This website covers knowledge management, personal effectiveness, theory of constraints, amongst other topics. Opinions expressed here are strictly those of the owner, Jack Vinson, and those of the commenters.

Interesting resource: Evolution of Business Knowledge

I just came across the Evolution of Business Knowledge project.  The project is a collaboration between many schools in the UK with projects that all have to with the combination of knowledge and process.  There are a number of sub-projects and papers at their website to peruse.

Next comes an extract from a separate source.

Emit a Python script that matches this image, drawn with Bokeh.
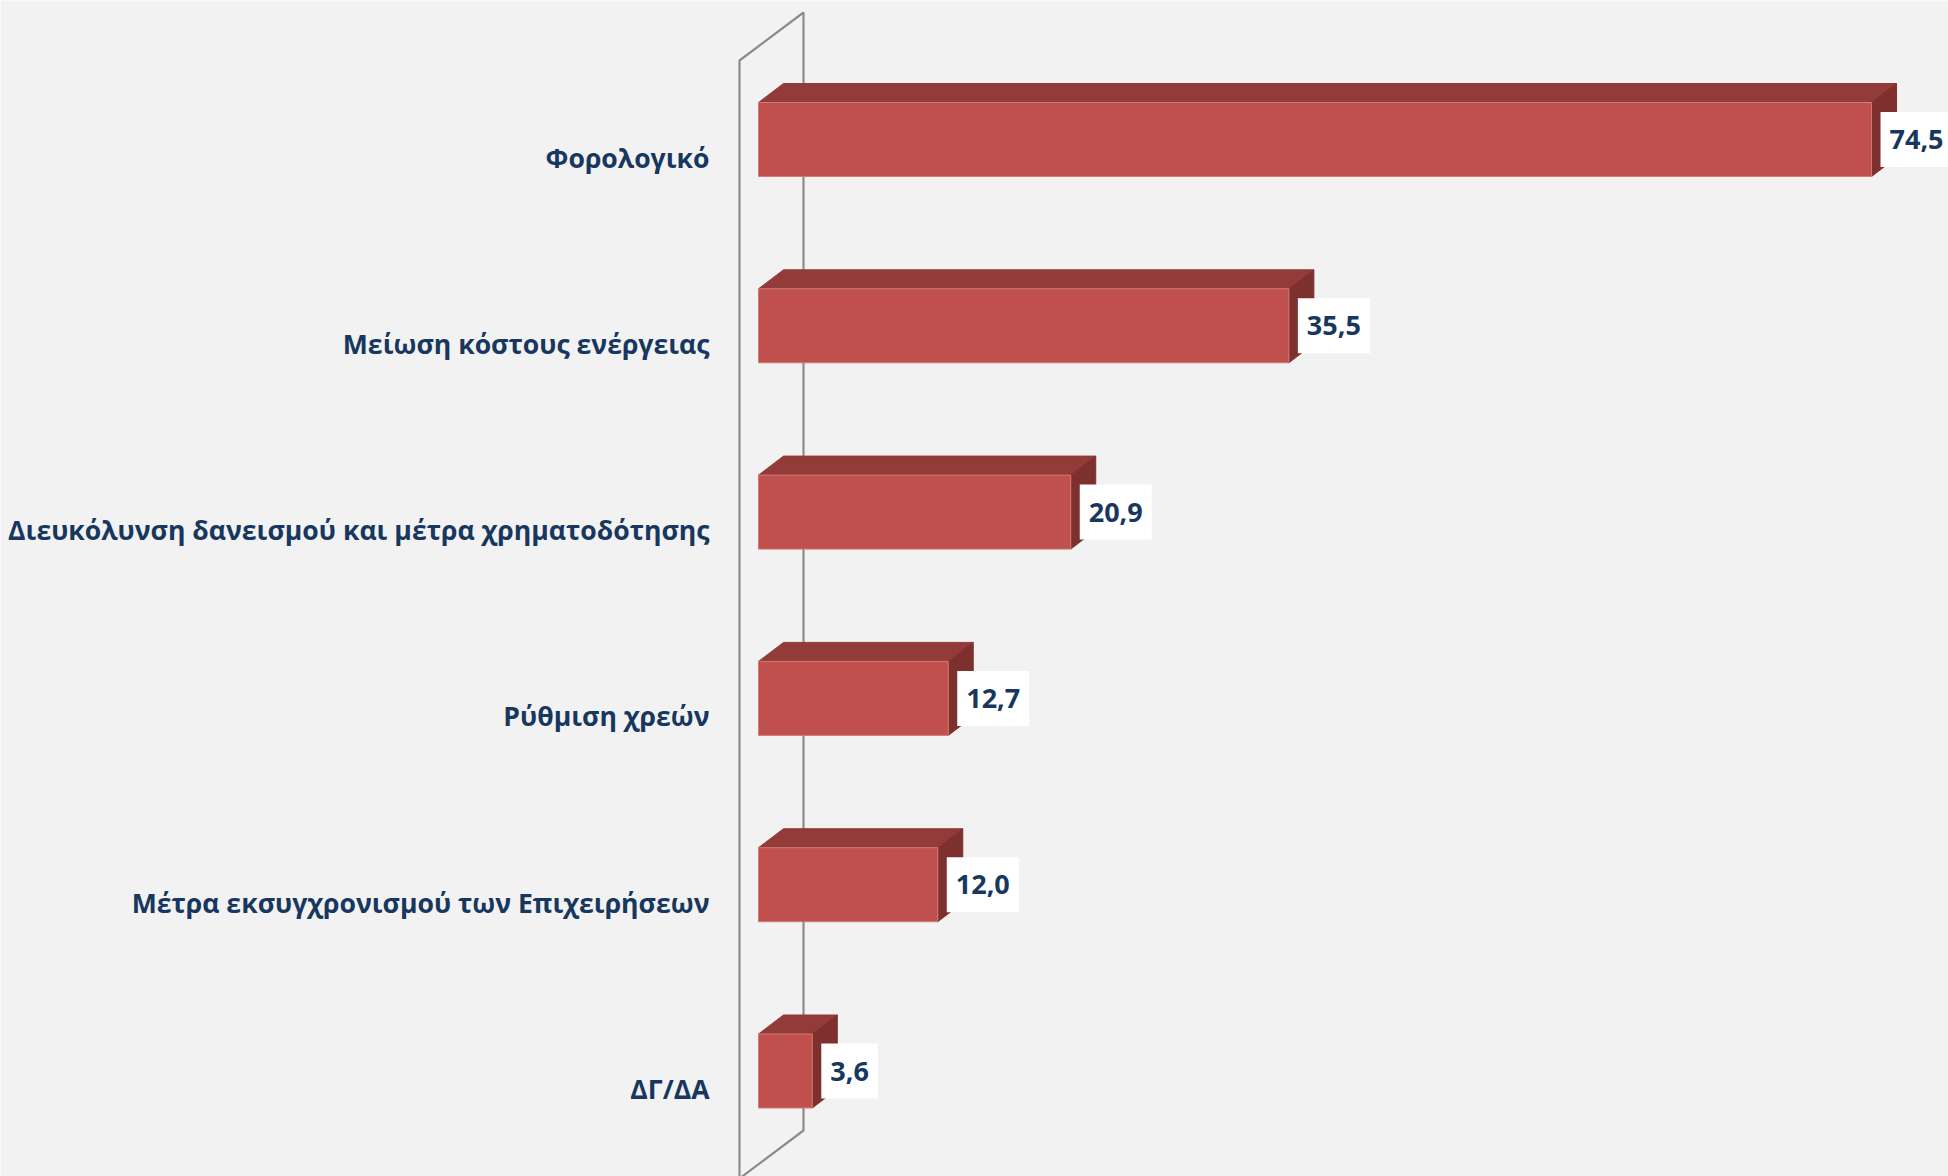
from bokeh.plotting import figure
from bokeh.models import Range1d
from bokeh.core.properties import value
from bokeh.embed import file_html
from bokeh.resources import INLINE

categories = [
    "Φορολογικό",
    "Μείωση κόστους ενέργειας",
    "Διευκόλυνση δανεισμού και μέτρα χρηματοδότησης",
    "Ρύθμιση χρεών",
    "Μέτρα εκσυγχρονισμού των Επιχειρήσεων",
    "ΔΓ/ΔΑ",
]
values = [74.5, 35.5, 20.9, 12.7, 12.0, 3.6]
value_labels = ["74,5", "35,5", "20,9", "12,7", "12,0", "3,6"]

W, H = 1948, 1176
PPU = 14.94   # pixels per value unit
ROW = 186.3   # pixels per category
X0 = 758      # canvas x of value 0
Y0 = 139      # canvas y of first category centre

FRONT = "#C0504D"
TOP = "#933B39"
SIDE = "#7E302E"
TXT = "#17375E"
BG = "#F2F2F2"
FONT = "Open Sans"

p = figure(width=W, height=H, output_backend="svg", toolbar_location=None,
           x_range=Range1d(-X0 / PPU, (W - X0) / PPU),
           y_range=Range1d((H - Y0) / ROW, -Y0 / ROW),
           min_border=0)
p.xaxis.visible = False
p.yaxis.visible = False
p.grid.visible = False
p.outline_line_color = None
p.background_fill_color = BG
p.border_fill_color = BG

def dx(px):
    return px / PPU

def dy(px):
    return px / ROW

# back wall outline
wf, wb = dx(-19), dx(45)
wt_f, wt_b = dy(60 - Y0), dy(12 - Y0)
wb_b, wb_f = dy(1130 - Y0), dy(1178 - Y0)
p.line([wf, wf, wb, wb, wf], [wb_f, wt_f, wt_b, wb_b, wb_f],
       line_color="#8C8C8C", line_width=2.2)

idx = list(range(len(categories)))
hh = dy(37)
ddx, ddy = dx(25), dy(19)

top_xs, top_ys, side_xs, side_ys = [], [], [], []
for i, v in zip(idx, values):
    t, b = i - hh, i + hh
    top_xs.append([0, v, v + ddx, ddx])
    top_ys.append([t, t, t - ddy, t - ddy])
    side_xs.append([v, v + ddx, v + ddx, v])
    side_ys.append([t, t - ddy, b - ddy, b])

p.patches(top_xs, top_ys, fill_color=TOP, line_color=TOP, line_width=1)
p.patches(side_xs, side_ys, fill_color=SIDE, line_color=SIDE, line_width=1)
p.quad(left=[0] * len(values), right=values,
       top=[i - hh for i in idx], bottom=[i + hh for i in idx],
       fill_color=FRONT, line_color="#D07A78", line_width=1)

# value labels in white boxes
p.text(x=[v + dx(9) for v in values], y=idx, text=value_labels,
       text_font=value(FONT), text_font_style="bold", text_font_size="27px",
       text_color=TXT, text_align="left", text_baseline="middle",
       background_fill_color="white",
       padding=dict(left=9, right=9, top=18, bottom=18))

# category labels
p.text(x=[dx(-49)] * len(categories), y=[i + dy(18) for i in idx], text=categories,
       text_font=value(FONT), text_font_style="bold", text_font_size="26.6px",
       text_color=TXT, text_align="right", text_baseline="middle")

html = file_html(p, INLINE)
html = html.replace("<body>", '<body style="background:#F2F2F2;margin:0">', 1)
open("out.html", "w").write(html)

Like the knowledge economy program at The Work Foundation (my comments here), this project is interested in how knowledge is impacting the economy.  From their executive summary:

The convergence of wide-ranging empirical trends in the UK economy with important shifts in the way we understand knowledge have helped to define a strong agenda for social science research on the evolution of business knowledge. We can summarise this convergence as follows:

1. The rise of the knowledge-based economy has important implications for the way business works. In particular, firms' ability to process, rather than merely possess, knowledge is increasingly seen as key to their competitive performance. This is reflected in studies of, for example, changing patterns of innovation, the importance of 'absorptive capacity', and the impact of 'dynamic capabilities'.

2. Thanks to a number of empirical studies and theoretical contributions, since the 1980's there has been a growing realization amongst researchers that the knowledge of the firm is not confined to the R&D lab, but that many aspects of business performance are indebted to the pervasive effects of organizational and group learning, which take the form, for example, of organizational routines and communities of practice.

3. The ability of firms to treat knowledge as a resource to be exploited more intensively (as in Knowledge Management systems) is limited by its social embeddedness. Knowledge cannot be readily transferred, and its effective exploitation often hinges on shifts in underlying social relations.

4. The knowledge label has also emerged as a response to the activity flows created by the blurring of established boundaries between science, government and business. Interest in 'knowledge transfer' reflects the increasing interpenetration of commercial interests and scientific endeavour.

It follows from these points that the study of the Evolution of Business Knowledge needs to grasp both the diverse range of social and institutional settings which condition managerial and organizational practices, and the heterogeneous nature of knowledge and learning as it is created, transferred and embedded within these settings. The 14 projects which make up the EBK programme consequently span four major themes, each of which characterises the different facets of knowledge and its evolution within a business context.